The strategic planning session was broken into roughly three sections. Bassett kicked things off with a discussion of the agency’s new vision, and on transforming the agency’s culture to meet the mission, budget and workforce demands of the future.

The group then dove into the core of the session, presenting four “lines of effort” that form the pillars of the strategic plan. These had been outlined in advance and shaped by multiple sessions held with agency operational workforce over the preceding months. The planning meeting was the first opportunity for the senior lead in charge of each to present their specific objectives to the larger group, and for the group to refine the final language.

The first three lines of effort are dedicated to mission-related work, and seek to modernize capabilities in quality and delivery, contract administration and payment, and cost and pricing. The first day ended with a spirited discussion on the fourth line of effort, designed to innovate DCMA’s approaches to ‘space, place, talent and technology’ and build the workplace of the future.

“This gets to the heart of our vision, and is essential to the success of the other three lines of effort,” said Cory Rosenberger, the agency’s chief of staff. “We’re coming into this with lessons learned from the pandemic and nationwide workforce and workplace trends.

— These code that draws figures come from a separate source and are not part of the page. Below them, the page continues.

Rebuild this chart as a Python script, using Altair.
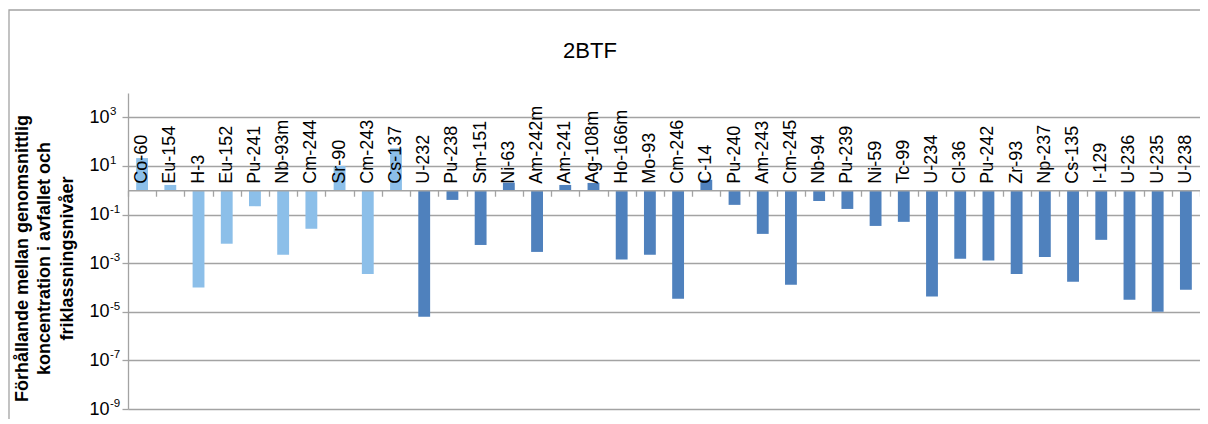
import math
import altair as alt
import pandas as pd

# ---------------- data ----------------
nuclides = ["Co-60", "Eu-154", "H-3", "Eu-152", "Pu-241", "Nb-93m", "Cm-244", "Sr-90", "Cm-243", "Cs-137",
            "U-232", "Pu-238", "Sm-151", "Ni-63", "Am-242m", "Am-241", "Ag-108m", "Ho-166m", "Mo-93", "Cm-246",
            "C-14", "Pu-240", "Am-243", "Cm-245", "Nb-94", "Pu-239", "Ni-59", "Tc-99", "U-234", "Cl-36",
            "Pu-242", "Zr-93", "Np-237", "Cs-135", "I-129", "U-236", "U-235", "U-238"]
ratios = [21, 1.65, 1.0e-4, 6.3e-3, 0.22, 2.2e-3, 0.026, 10, 3.6e-4, 53,
          6.3e-6, 0.40, 5.6e-3, 2.05, 2.9e-3, 1.65, 2.0, 1.4e-3, 2.2e-3, 3.4e-5,
          2.7, 0.25, 0.016, 1.3e-4, 0.36, 0.17, 0.034, 0.05, 4.2e-5, 1.5e-3,
          1.3e-3, 3.6e-4, 1.8e-3, 1.7e-4, 9.1e-3, 3.1e-5, 1.0e-5, 8.0e-5]
groups = ["grupp 1"] * 10 + ["grupp 2"] * 28
group_names = ["grupp 1", "grupp 2"]
group_colors = ["#8cbfe9", "#4f81bd"]

y_tick_values = [1e3, 1e1, 1e-1, 1e-3, 1e-5, 1e-7, 1e-9]
y_tick_base = "10"
y_tick_exponents = ["3", "1", "-1", "-3", "-5", "-7", "-9"]
y_title = ["Förhållande mellan genomsnittlig", "koncentration i avfallet och", "friklassningsnivåer"]
chart_title = "2BTF"

df = pd.DataFrame({"nuklid": nuclides, "kvot": ratios, "grupp": groups})
df_exp = pd.DataFrame({"kvot": y_tick_values, "exponent": y_tick_exponents})

# ---------------- layout ----------------
W, H = 1072, 316
Y_MIN, Y_MAX = 1e-9, 1e4
y_one = H * math.log10(Y_MAX) / (math.log10(Y_MAX) - math.log10(Y_MIN))  # px from top to value 1

GRAY = "#a3a3a3"
FONT = "Liberation Sans"

y_scale = alt.Scale(type="log", domain=[Y_MIN, Y_MAX], nice=False)
x_scale = alt.Scale(paddingInner=0, paddingOuter=0)

bars = alt.Chart(df).mark_bar(width=alt.RelativeBandSize(0.42)).encode(
    x=alt.X("nuklid:N", sort=nuclides, scale=x_scale,
            axis=alt.Axis(orient="bottom", offset=-(H - y_one), labels=False, title=None,
                          ticks=True, tickBand="extent", tickSize=6, tickColor=GRAY, tickWidth=1.3,
                          domainColor=GRAY, domainWidth=1.3, grid=False, zindex=1)),
    y=alt.Y("kvot:Q", scale=y_scale,
            axis=alt.Axis(values=y_tick_values, labelExpr=f"'{y_tick_base}'", title=y_title,
                          titleFont=FONT, titleFontSize=18, titleFontWeight="bold", titleColor="black",
                          titleLineHeight=22.5, titleAngle=270, titleAlign="center", titleBaseline="middle",
                          titleX=-106, titleY=165,
                          labelFont=FONT, labelFontSize=18, labelColor="black", labelPadding=13,
                          labelBaseline="middle",
                          tickSize=6, tickColor=GRAY, tickWidth=1.3,
                          domainColor=GRAY, domainWidth=1.3,
                          grid=True, gridColor=GRAY, gridWidth=1.3)),
    y2=alt.datum(1),
    color=alt.Color("grupp:N", scale=alt.Scale(domain=group_names, range=group_colors), legend=None),
)

exponents = alt.Chart(df_exp).mark_text(
    font=FONT, fontSize=11.5, color="black", align="left", baseline="alphabetic", dy=-2
).encode(
    text="exponent:N",
    x=alt.value(-18),
    y=alt.Y("kvot:Q", scale=y_scale, axis=None),
)

top_labels = alt.Chart(df).mark_point(opacity=0).encode(
    x=alt.X("nuklid:N", sort=nuclides, scale=x_scale,
            axis=alt.Axis(orient="top", offset=-y_one, title=None, ticks=False, tickSize=0, domain=False,
                          labelAngle=270, labelAlign="left", labelBaseline="middle",
                          labelFont=FONT, labelFontSize=18, labelColor="black", labelPadding=7,
                          labelOverlap=False, labelLimit=300, grid=False, zindex=1)),
    y=alt.value(0),
)

frame = alt.Chart(pd.DataFrame({"a": [0]})).mark_rect(filled=False, stroke=GRAY, strokeWidth=1.3).encode(
    x=alt.value(-119), x2=alt.value(W + 30), y=alt.value(-83), y2=alt.value(H + 40),
)

title = alt.Chart(pd.DataFrame({"t": [chart_title]})).mark_text(
    font=FONT, fontSize=22, color="black", align="center", baseline="alphabetic"
).encode(text="t:N", x=alt.value(462), y=alt.value(-34.7))

chart = alt.layer(frame, bars, exponents, top_labels, title).resolve_axis(
    x="independent", y="independent"
).properties(
    width=W, height=H,
    autosize=alt.AutoSizeParams(type="none"),
    padding={"left": 120, "top": 85, "right": 0, "bottom": 10},
).configure_view(strokeWidth=0)

chart.save("out.html", embed_options={"renderer": "svg", "actions": False})
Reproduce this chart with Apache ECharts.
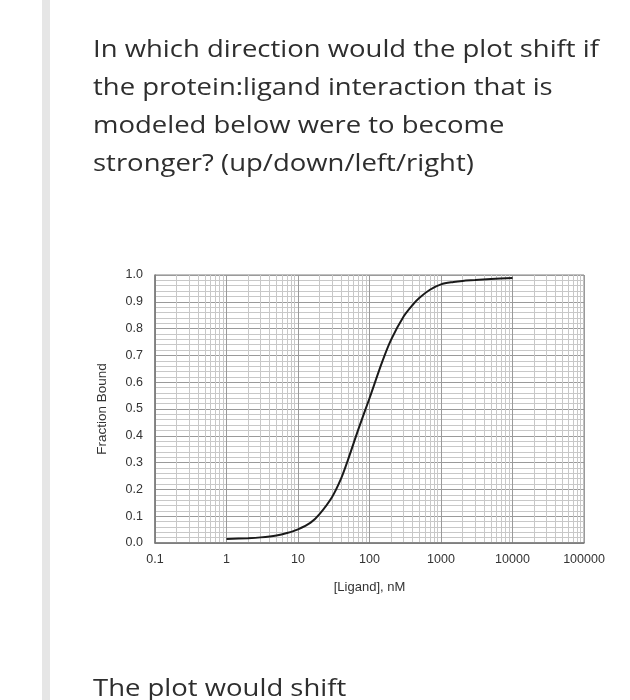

We have a great opportunity to reimagine, plan for and reinvent, how and where we conduct our work.”

Once the agency’s vision had been established, and the supporting lines of effort presented, the group dedicated most of the second day to a deep look at gaps in the plan, overlap between efforts, and the next steps in implementation.

Through it all, Bassett stressed the importance of outcomes, rather than processes. “We can’t be the Defense Contract ‘Monitoring’ Agency,” he said. “This is about making a difference in the defense acquisition process because we were there.”

The DCMA Strategic Plan, Fiscal Year 2022-2026, is in draft form now. After further refinement and coordination by agency senior leadership, it will go to Bassett for final approval. It is expected to be published by early June.

Concurrently, an integrated master plan and schedule are being developed to track each line of effort and its corresponding objectives and initiatives. Bassett will be briefed regularly on the statuses beginning in June.